▶ **TASK TO CARRY OUT**:
Tally how many lines include "this". The number is the whole answer.
-- START OF MATERIAL PROVIDED --
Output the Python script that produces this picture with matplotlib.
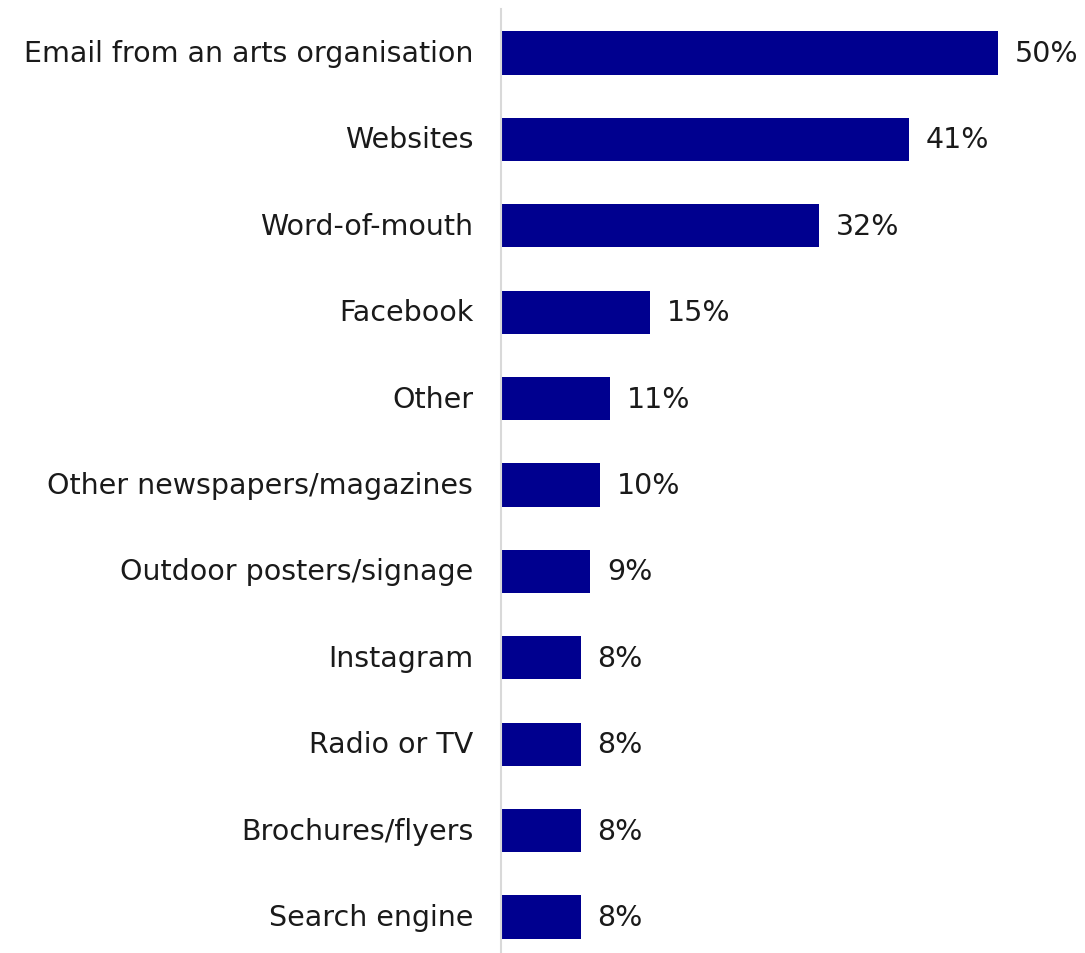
-- END OF MATERIAL PROVIDED --
-- START OF MATERIAL PROVIDED --
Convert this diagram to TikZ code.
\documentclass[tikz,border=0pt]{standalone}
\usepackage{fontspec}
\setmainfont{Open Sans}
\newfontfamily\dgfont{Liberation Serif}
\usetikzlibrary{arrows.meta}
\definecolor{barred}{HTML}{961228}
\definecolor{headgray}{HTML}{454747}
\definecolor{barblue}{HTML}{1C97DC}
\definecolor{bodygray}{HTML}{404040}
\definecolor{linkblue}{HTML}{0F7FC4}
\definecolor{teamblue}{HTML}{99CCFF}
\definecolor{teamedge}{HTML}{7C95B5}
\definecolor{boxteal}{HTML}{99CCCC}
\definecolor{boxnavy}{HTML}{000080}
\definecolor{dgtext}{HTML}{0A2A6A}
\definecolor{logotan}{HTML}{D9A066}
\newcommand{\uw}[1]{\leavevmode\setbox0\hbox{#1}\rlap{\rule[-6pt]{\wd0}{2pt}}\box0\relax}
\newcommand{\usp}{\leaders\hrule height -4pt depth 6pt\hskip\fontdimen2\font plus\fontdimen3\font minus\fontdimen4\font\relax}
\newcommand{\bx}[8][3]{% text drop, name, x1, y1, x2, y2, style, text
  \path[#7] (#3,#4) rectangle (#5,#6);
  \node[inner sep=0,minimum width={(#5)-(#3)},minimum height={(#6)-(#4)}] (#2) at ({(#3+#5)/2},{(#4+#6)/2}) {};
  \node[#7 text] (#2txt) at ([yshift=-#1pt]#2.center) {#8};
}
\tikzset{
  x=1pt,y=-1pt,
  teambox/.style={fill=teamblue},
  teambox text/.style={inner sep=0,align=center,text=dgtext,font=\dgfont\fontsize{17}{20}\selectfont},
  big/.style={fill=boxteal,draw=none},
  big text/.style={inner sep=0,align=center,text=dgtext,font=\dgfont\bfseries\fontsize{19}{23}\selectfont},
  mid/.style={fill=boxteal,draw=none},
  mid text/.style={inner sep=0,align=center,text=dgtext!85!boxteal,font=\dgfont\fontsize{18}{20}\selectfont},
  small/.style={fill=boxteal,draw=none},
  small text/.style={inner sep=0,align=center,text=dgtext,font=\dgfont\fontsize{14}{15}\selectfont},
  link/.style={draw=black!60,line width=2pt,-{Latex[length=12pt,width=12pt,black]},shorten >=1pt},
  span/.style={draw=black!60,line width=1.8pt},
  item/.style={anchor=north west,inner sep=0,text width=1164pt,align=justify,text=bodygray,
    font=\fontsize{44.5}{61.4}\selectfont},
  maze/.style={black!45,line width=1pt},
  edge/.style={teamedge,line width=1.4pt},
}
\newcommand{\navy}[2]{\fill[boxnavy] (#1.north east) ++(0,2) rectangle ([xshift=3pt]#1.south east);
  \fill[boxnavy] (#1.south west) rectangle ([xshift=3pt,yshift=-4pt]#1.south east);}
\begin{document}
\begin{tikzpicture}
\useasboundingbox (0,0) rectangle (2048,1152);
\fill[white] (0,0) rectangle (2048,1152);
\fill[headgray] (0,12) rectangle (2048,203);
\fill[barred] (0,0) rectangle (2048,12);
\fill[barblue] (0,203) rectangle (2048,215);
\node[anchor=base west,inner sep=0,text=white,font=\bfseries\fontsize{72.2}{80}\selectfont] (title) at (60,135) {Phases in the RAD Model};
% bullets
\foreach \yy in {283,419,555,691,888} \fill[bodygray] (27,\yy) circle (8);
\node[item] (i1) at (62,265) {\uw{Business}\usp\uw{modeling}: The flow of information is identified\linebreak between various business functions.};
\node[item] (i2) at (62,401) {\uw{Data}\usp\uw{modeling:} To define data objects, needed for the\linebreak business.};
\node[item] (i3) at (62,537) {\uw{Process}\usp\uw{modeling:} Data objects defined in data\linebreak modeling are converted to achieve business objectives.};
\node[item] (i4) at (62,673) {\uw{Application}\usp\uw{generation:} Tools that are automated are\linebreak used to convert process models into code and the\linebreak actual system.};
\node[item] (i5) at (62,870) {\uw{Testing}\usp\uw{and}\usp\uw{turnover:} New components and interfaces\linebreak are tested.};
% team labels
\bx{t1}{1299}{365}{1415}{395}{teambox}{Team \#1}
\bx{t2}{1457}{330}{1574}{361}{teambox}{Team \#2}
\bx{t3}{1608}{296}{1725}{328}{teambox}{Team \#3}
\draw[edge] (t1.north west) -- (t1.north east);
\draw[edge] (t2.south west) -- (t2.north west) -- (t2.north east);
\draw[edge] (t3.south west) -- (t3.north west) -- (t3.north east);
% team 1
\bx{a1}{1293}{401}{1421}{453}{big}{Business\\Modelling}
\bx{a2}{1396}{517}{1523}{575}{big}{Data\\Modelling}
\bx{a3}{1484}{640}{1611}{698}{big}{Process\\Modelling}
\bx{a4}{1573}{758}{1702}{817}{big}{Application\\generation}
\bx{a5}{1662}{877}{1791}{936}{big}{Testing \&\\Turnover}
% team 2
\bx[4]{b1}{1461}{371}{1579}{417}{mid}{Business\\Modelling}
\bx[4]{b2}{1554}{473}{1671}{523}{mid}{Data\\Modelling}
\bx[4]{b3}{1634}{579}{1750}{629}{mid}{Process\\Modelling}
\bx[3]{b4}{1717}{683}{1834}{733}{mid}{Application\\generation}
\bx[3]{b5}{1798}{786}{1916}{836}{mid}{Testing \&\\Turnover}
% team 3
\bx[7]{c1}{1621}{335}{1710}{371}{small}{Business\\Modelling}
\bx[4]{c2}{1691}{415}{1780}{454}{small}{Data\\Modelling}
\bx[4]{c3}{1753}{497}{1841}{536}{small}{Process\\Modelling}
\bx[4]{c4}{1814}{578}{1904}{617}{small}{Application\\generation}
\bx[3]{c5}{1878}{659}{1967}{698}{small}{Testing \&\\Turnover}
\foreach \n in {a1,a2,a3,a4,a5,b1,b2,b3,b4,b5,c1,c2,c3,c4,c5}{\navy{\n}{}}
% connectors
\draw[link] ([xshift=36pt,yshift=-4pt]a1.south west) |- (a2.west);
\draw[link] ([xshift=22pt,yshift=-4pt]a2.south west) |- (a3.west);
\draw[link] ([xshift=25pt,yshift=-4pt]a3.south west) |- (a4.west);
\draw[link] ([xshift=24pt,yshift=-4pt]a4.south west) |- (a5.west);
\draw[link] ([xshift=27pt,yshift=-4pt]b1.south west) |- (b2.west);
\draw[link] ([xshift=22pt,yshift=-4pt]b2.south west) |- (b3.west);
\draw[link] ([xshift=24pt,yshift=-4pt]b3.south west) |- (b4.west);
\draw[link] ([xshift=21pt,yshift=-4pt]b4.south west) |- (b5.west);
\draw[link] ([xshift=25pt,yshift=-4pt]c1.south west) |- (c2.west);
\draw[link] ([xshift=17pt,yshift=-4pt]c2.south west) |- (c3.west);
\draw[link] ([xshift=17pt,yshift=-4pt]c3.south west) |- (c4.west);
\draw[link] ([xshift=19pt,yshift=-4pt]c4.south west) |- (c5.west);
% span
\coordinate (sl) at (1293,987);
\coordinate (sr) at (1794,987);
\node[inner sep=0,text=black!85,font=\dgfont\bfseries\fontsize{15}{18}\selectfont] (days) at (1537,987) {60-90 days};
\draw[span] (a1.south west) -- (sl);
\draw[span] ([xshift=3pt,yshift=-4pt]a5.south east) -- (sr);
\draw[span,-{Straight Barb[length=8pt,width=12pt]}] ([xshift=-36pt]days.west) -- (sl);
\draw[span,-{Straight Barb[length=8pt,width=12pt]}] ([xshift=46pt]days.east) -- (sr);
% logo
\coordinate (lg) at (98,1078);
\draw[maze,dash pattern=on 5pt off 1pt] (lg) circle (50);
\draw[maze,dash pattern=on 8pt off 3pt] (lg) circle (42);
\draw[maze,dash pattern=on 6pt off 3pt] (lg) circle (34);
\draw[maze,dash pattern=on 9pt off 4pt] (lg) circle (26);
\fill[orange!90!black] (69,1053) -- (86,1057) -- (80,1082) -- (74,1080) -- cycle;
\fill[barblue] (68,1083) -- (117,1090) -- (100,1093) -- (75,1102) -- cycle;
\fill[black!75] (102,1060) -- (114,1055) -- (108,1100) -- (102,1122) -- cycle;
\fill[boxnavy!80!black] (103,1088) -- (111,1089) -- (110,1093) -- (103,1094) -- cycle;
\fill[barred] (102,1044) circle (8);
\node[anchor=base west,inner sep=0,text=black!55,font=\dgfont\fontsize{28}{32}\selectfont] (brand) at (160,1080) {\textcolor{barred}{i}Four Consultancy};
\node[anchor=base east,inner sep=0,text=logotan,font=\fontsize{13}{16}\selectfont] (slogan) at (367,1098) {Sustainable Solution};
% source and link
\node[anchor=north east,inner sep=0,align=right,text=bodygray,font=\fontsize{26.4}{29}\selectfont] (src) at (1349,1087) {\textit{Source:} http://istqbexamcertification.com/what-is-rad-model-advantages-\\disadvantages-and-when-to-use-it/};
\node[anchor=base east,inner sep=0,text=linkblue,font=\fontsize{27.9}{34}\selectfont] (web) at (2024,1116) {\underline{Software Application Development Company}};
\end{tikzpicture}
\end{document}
-- END OF MATERIAL PROVIDED --
▶ **ANSWER TO THE TASK**:
2